[Source records]
────

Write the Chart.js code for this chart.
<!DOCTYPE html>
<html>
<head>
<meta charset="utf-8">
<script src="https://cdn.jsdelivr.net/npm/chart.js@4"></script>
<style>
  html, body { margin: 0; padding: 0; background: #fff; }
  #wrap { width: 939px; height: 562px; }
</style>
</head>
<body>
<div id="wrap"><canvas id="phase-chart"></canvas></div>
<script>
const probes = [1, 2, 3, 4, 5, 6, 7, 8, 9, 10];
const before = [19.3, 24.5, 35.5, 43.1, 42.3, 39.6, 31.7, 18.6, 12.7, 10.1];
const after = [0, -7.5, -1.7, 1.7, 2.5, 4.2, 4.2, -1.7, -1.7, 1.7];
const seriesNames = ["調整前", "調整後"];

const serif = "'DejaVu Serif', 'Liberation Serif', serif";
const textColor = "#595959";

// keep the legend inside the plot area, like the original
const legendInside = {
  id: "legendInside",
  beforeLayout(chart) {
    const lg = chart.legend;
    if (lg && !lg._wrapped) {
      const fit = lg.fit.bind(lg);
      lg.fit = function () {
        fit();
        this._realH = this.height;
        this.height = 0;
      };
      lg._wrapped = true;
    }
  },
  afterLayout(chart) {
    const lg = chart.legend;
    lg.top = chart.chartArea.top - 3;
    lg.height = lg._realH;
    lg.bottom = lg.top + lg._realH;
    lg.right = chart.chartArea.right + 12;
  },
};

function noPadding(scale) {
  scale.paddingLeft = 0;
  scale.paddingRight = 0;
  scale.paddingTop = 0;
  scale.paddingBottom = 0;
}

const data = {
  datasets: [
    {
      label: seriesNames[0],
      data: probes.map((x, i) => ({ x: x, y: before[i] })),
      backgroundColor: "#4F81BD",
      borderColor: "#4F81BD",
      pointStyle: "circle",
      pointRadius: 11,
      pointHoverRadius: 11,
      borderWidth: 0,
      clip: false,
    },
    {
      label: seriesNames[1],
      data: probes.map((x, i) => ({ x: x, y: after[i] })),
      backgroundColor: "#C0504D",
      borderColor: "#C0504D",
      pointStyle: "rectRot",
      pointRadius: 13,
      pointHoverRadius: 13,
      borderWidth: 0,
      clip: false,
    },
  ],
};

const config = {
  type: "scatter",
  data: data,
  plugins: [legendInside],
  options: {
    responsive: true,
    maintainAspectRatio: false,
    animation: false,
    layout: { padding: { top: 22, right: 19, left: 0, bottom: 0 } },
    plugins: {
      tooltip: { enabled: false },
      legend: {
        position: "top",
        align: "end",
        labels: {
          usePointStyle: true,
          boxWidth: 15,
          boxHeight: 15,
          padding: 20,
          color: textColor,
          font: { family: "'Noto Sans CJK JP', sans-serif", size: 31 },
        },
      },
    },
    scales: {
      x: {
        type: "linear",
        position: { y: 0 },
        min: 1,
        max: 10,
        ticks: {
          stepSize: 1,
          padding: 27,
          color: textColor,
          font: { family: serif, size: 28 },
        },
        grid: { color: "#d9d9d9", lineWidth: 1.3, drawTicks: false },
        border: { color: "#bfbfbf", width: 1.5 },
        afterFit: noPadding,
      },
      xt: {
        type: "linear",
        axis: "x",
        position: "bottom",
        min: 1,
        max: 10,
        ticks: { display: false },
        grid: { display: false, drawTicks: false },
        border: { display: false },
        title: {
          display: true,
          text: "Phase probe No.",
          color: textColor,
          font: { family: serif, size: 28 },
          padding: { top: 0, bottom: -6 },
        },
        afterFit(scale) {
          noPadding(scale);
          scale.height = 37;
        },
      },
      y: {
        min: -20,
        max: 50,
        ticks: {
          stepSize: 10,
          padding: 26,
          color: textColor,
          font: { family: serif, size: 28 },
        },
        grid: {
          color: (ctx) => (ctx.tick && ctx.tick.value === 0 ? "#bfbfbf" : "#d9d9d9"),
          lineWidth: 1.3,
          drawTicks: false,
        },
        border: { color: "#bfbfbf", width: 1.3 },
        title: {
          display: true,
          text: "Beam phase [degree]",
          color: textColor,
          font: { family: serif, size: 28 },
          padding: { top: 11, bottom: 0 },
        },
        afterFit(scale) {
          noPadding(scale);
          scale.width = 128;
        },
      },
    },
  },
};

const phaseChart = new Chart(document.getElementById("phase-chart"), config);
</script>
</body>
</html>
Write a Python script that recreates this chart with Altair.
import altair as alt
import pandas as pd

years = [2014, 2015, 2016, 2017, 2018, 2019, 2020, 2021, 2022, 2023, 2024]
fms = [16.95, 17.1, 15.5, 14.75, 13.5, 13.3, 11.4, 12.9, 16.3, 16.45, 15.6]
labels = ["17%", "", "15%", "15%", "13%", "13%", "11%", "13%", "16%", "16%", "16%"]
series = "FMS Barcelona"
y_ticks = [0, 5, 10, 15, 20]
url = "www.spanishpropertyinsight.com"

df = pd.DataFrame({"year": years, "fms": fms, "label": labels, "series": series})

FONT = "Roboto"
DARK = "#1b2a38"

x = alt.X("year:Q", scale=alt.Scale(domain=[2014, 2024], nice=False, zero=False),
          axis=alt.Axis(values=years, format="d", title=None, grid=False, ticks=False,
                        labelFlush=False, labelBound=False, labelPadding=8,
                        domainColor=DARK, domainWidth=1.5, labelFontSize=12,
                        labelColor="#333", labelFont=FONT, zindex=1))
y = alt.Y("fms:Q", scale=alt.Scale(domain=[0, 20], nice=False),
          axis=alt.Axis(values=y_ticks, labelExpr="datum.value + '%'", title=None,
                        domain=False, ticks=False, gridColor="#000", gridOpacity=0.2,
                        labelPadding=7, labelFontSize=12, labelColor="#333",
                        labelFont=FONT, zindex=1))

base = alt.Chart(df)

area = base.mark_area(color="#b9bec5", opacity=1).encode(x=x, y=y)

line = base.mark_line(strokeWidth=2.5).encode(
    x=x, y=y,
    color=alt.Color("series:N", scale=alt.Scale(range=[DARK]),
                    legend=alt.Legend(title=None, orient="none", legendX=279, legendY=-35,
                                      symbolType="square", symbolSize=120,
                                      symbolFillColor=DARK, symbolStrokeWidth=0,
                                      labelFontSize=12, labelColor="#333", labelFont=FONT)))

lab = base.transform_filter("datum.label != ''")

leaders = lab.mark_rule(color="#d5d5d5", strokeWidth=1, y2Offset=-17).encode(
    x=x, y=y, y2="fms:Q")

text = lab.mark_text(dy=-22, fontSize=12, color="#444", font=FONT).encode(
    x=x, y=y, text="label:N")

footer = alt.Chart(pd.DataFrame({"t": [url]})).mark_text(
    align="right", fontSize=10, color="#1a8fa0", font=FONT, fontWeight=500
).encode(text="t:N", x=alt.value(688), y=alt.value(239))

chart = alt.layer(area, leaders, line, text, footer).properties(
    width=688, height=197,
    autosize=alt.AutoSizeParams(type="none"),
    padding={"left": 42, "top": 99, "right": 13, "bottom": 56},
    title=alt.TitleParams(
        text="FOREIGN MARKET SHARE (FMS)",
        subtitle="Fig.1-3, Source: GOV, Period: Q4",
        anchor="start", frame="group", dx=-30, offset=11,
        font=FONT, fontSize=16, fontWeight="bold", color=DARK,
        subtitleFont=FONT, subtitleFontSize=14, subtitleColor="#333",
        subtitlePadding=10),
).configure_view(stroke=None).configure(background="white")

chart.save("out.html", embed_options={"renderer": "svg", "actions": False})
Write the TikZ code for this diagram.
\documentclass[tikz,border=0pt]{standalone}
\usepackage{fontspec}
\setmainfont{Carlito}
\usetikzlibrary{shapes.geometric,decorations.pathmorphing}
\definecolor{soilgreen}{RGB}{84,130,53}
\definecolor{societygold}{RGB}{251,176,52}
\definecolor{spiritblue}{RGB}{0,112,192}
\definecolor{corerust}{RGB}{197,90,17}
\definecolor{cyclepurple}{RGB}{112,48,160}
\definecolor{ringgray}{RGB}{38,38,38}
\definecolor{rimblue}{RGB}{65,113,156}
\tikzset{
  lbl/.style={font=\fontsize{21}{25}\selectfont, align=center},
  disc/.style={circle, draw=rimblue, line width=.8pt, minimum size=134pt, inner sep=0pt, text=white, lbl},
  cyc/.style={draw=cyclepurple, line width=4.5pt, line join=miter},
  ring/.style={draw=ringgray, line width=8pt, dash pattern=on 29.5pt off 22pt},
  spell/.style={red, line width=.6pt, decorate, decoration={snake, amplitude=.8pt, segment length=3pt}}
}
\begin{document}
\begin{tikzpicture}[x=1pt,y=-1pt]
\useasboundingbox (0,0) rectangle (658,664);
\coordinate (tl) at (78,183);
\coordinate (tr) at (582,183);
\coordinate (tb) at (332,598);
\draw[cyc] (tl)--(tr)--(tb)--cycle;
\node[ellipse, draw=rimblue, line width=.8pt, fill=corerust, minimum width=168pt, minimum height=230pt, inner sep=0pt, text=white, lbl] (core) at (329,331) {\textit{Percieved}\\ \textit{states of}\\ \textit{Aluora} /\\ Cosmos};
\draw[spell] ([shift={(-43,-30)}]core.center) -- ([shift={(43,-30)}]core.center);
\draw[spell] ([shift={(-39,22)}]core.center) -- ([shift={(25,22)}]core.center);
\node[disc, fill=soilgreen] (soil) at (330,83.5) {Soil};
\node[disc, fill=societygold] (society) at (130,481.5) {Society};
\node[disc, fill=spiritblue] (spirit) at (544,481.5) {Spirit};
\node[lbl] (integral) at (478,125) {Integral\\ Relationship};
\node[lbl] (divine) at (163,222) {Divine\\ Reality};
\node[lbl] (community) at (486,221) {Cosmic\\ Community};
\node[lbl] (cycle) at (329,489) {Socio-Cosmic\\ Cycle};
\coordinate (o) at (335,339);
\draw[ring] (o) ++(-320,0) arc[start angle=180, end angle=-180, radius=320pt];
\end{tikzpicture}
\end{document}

────

## Direction
Of all the lines in the listing above, how many contain the word "script"? Answer with the number alone.

## The reply
4